Many other countries will fall into this lacuna, and variations on the suggested courses will probably offer the simplest and quickest solutions.

Legalisation procedures: apostille from DFAT

“Apostille” means “footnote” in French and was adopted as the name of the stamp to be added to notarial documents because France co-sponsored the proposal.

The apostille in use in Australia is affixed by a rubber stamp which is then completed and signed by an official of DFAT at any of its offices around Australia.

After notarisation, the finished public document must be presented to the Authentications Section at DFAT (Level 14, Casselden Place, 2 Lonsdale Street, Melbourne). The current fee for an apostille is $60.

If the document is merely required to be authenticated by DFAT before presentation to the consulate of a country which has not acceded to the Apostille Convention, the fee is $20. An authentication stamp does not satisfy the international requirements for legalisation when dealing with another country which has acceded to the Apostille Convention. An apostille must be obtained in these cases.

After legalisation, the public document is ready for transmission to the destination country.

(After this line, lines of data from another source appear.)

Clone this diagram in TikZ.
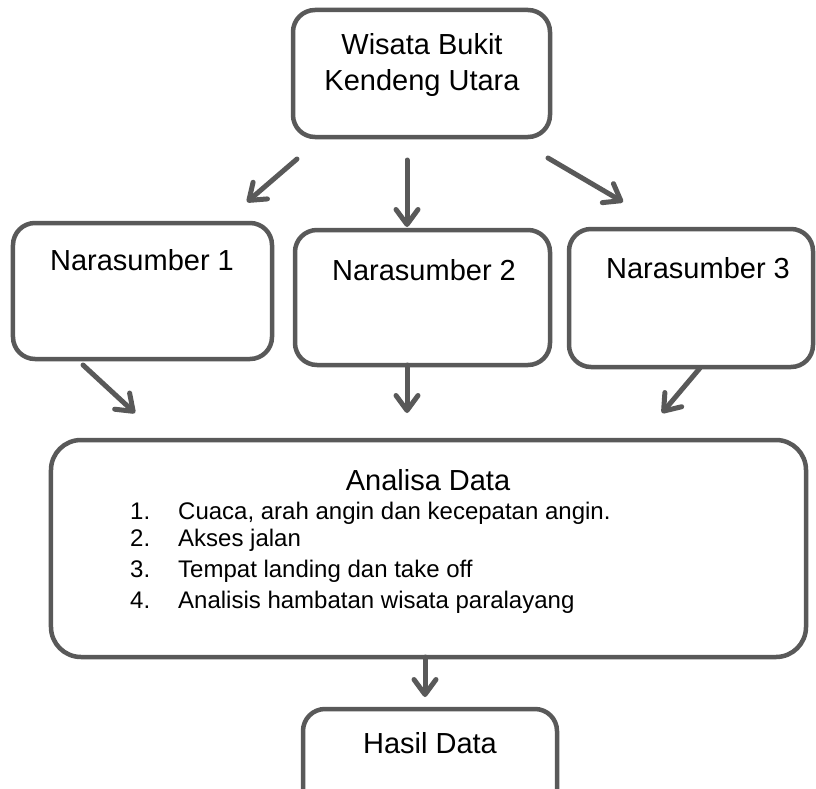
\documentclass[tikz,border=0pt]{standalone}
\usepackage{fontspec}
\setmainfont{Liberation Sans}
\usetikzlibrary{arrows.meta}
\definecolor{edge}{HTML}{595959}
\tikzset{
  box/.style={draw=edge, line width=4.5bp, rounded corners=22bp, inner sep=0pt},
  bigbox/.style={box, rounded corners=30bp},
  conn/.style={draw=edge, line width=5bp, line cap=round, line join=round,
    -{Straight Barb[length=15bp, width=22bp, round]}},
  head/.style={anchor=base, inner sep=0pt, font=\fontsize{29bp}{34bp}\selectfont},
  item/.style={anchor=base west, inner sep=0pt, font=\fontsize{24bp}{28bp}\selectfont}
}
\begin{document}
\begin{tikzpicture}[x=1bp, y=-1bp]
\useasboundingbox (0,0) rectangle (816,789);
% boxes
\node[box, minimum width=257bp, minimum height=127bp] (top) at (421.5,73.5) {};
\node[box, minimum width=259bp, minimum height=136bp] (n1) at (142.5,291) {};
\node[box, minimum width=255bp, minimum height=135bp] (n2) at (422.5,297.5) {};
\node[box, minimum width=244bp, minimum height=138bp] (n3) at (691,298) {};
\node[bigbox, minimum width=755bp, minimum height=217bp] (ana) at (428.5,548.5) {};
\node[box, minimum width=254bp, minimum height=140bp] (has) at (430,779) {};
% texts
\node[head] (t1) at (422,55) {Wisata Bukit};
\node[head] (t2) at (422,90) {Kendeng Utara};
\node[head] (tn1) at (142,270) {Narasumber 1};
\node[head] (tn2) at (424,280) {Narasumber 2};
\node[head] (tn3) at (698,278) {Narasumber 3};
\node[head] (ta) at (428,490) {Analisa Data};
\node[item] (i1n) at (130,519) {1.};
\node[item] (i1) at (178,519) {Cuaca, arah angin dan kecepatan angin.};
\node[item] (i2n) at (130,546) {2.};
\node[item] (i2) at (178,546) {Akses jalan};
\node[item] (i3n) at (130,577) {3.};
\node[item] (i3) at (178,577) {Tempat landing dan take off};
\node[item] (i4n) at (130,608) {4.};
\node[item] (i4) at (178,608) {Analisis hambatan wisata paralayang};
\node[head] (th) at (430,753) {Hasil Data};
% arrow end points
\coordinate (a1s) at (297,159); \coordinate (a1e) at (247,202);
\coordinate (a2s) at (407,160); \coordinate (a2e) at (407,227);
\coordinate (a3s) at (548,158); \coordinate (a3e) at (623,202);
\coordinate (b1s) at (83,365);  \coordinate (b1e) at (135,413);
\coordinate (b2s) at (407,365); \coordinate (b2e) at (407,413);
\coordinate (b3s) at (700,368); \coordinate (b3e) at (662,413);
\coordinate (cs) at (425,657);  \coordinate (ce) at (425,697);
\draw[conn] (a1s) -- (a1e);
\draw[conn] (a2s) -- (a2e);
\draw[conn] (a3s) -- (a3e);
\draw[conn] (b1s) -- (b1e);
\draw[conn] (b2s) -- (b2e);
\draw[conn] (b3s) -- (b3e);
\draw[conn] (cs) -- (ce);
\end{tikzpicture}
\end{document}
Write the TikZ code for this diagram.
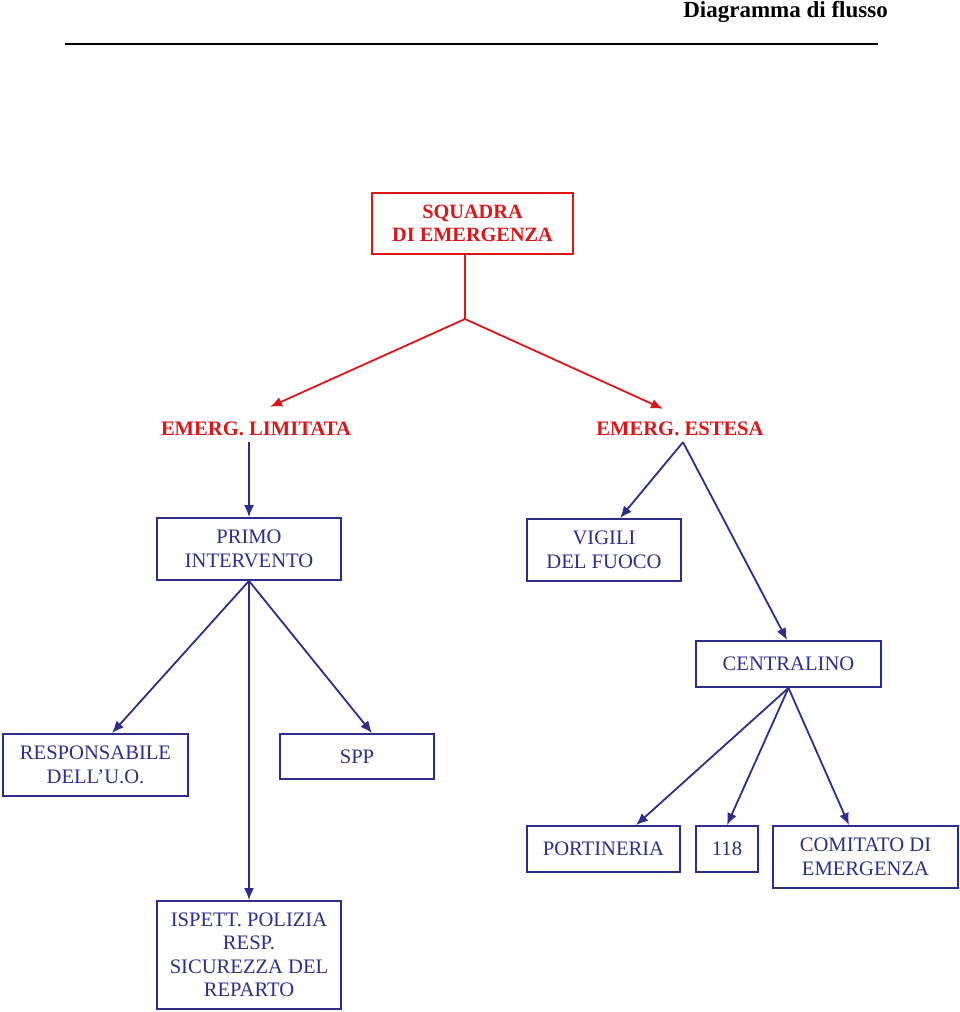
\documentclass[tikz,border=0pt]{standalone}
\usepackage{fontspec}
\setmainfont{Liberation Serif}
\usetikzlibrary{arrows.meta}
\definecolor{emred}{RGB}{220,22,22}
\definecolor{emblue}{RGB}{45,45,140}
\tikzset{
  box/.style={draw=emblue, line width=1.8pt, text=emblue, align=center, inner sep=0pt,
    font=\fontsize{20.6}{23.5}\selectfont},
  redbox/.style={draw=emred, line width=1.8pt, text=emred, align=center, inner sep=0pt,
    font=\fontsize{20.3}{23.5}\selectfont\bfseries},
  redlabel/.style={text=emred, inner sep=2pt, font=\fontsize{20.6}{23.5}\selectfont\bfseries},
  redline/.style={draw=emred, line width=1.8pt},
  redarr/.style={draw=emred, line width=1.8pt, -{Latex[length=12pt,width=10pt]}},
  bluearr/.style={draw=emblue, line width=1.8pt, -{Latex[length=12pt,width=10pt]}},
}
\begin{document}
\begin{tikzpicture}[x=1pt,y=-1pt]
\useasboundingbox (0,0) rectangle (960,1012);
% header
\node[anchor=base east, inner sep=0pt, font=\fontsize{23}{26}\selectfont\bfseries] (title) at (888,17) {Diagramma di flusso};
\coordinate (ulA) at (65,44);
\coordinate (ulB) at (878,44);
\draw[line width=1.2pt] (ulA) -- (ulB);
% nodes
\node[redbox, minimum width=201pt, minimum height=61pt] (sq) at (472.5,223.5) {SQUADRA\\DI EMERGENZA};
\coordinate (split) at (465,319);
\node[redlabel] (lim) at (256,429) {EMERG. LIMITATA};
\node[redlabel] (est) at (680,429) {EMERG. ESTESA};
\node[box, minimum width=184pt, minimum height=62pt] (primo) at (249,549) {PRIMO\\INTERVENTO};
\node[box, minimum width=154pt, minimum height=62pt] (vig) at (604,550) {VIGILI\\DEL FUOCO};
\node[box, minimum width=185pt, minimum height=46pt] (cent) at (788.5,664) {CENTRALINO};
\node[box, minimum width=185pt, minimum height=62pt] (resp) at (95.5,765) {RESPONSABILE\\DELL’U.O.};
\node[box, minimum width=154pt, minimum height=45pt] (spp) at (357,756.5) {SPP};
\node[box, minimum width=184pt, minimum height=108pt] (isp) at (249,955) {ISPETT. POLIZIA\\RESP.\\SICUREZZA DEL\\REPARTO};
\node[box, minimum width=153pt, minimum height=46pt] (port) at (603.5,849) {PORTINERIA};
\node[box, minimum width=62pt, minimum height=46pt] (n118) at (727,849) {118};
\node[box, minimum width=185pt, minimum height=62pt] (com) at (865.5,857) {COMITATO DI\\EMERGENZA};
% red connectors
\draw[redline] ([xshift=-7.5pt]sq.south) -- (split);
\draw[redarr] (split) -- ([xshift=14pt,yshift=13pt]lim.north);
\draw[redarr] (split) -- ([xshift=-17pt,yshift=11pt]est.north);
% blue connectors
\draw[bluearr] ([xshift=-7pt,yshift=-4pt]lim.south) -- (primo.north);
\draw[bluearr] ([xshift=3pt,yshift=-4pt]est.south) -- ([xshift=16pt]vig.north);
\draw[bluearr] ([xshift=3pt,yshift=-4pt]est.south) -- ([xshift=-1.5pt]cent.north);
\draw[bluearr] (primo.south) -- ([xshift=16.5pt]resp.north);
\draw[bluearr] (primo.south) -- (isp.north);
\draw[bluearr] (primo.south) -- ([xshift=15pt]spp.north);
\draw[bluearr] (cent.south) -- ([xshift=32.5pt]port.north);
\draw[bluearr] (cent.south) -- (n118.north);
\draw[bluearr] (cent.south) -- ([xshift=-16.5pt]com.north);
\end{tikzpicture}
\end{document}
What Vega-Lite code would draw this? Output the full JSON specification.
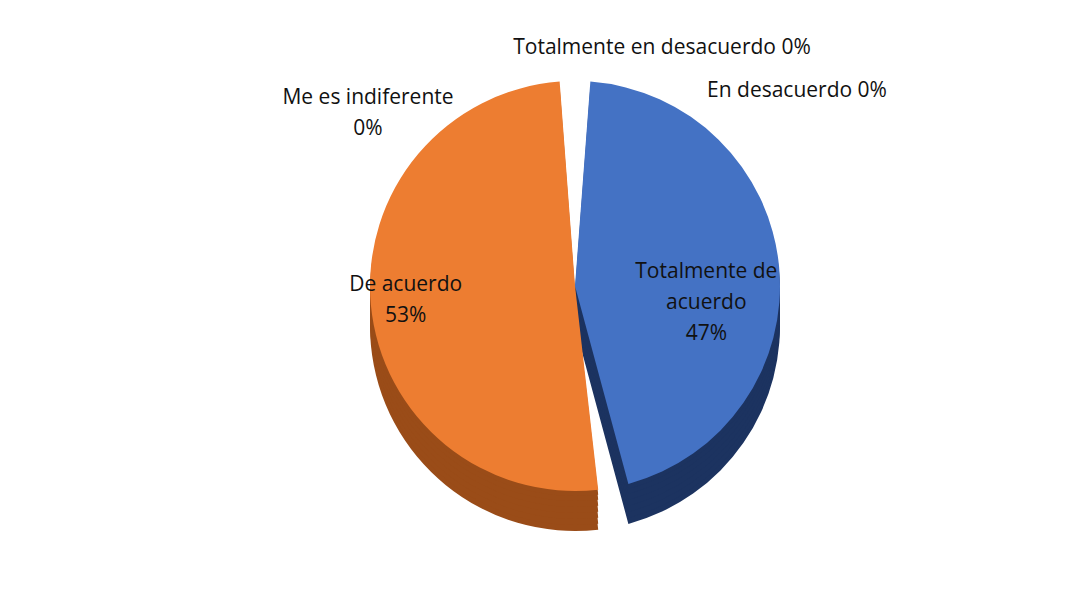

There is no great complexity in the process for having documents recognised internationally, but an appreciation of the two or three necessary steps will ensure proper completion of the documents, as well as their arrival in a form enforceable in the destination country. Failure to observe them often results in the rejection of the documents, loss of time while they are returned for correction and added expense.

PROFESSOR PHILLIP HAMILTON is a solicitor, Associate Director of Notarial Practice, Sir Zelman Cowen Centre for Continuing Legal Education, Victoria University, Melbourne and an accredited business law specialist. He is also the honorary consul for the Republic of Mali.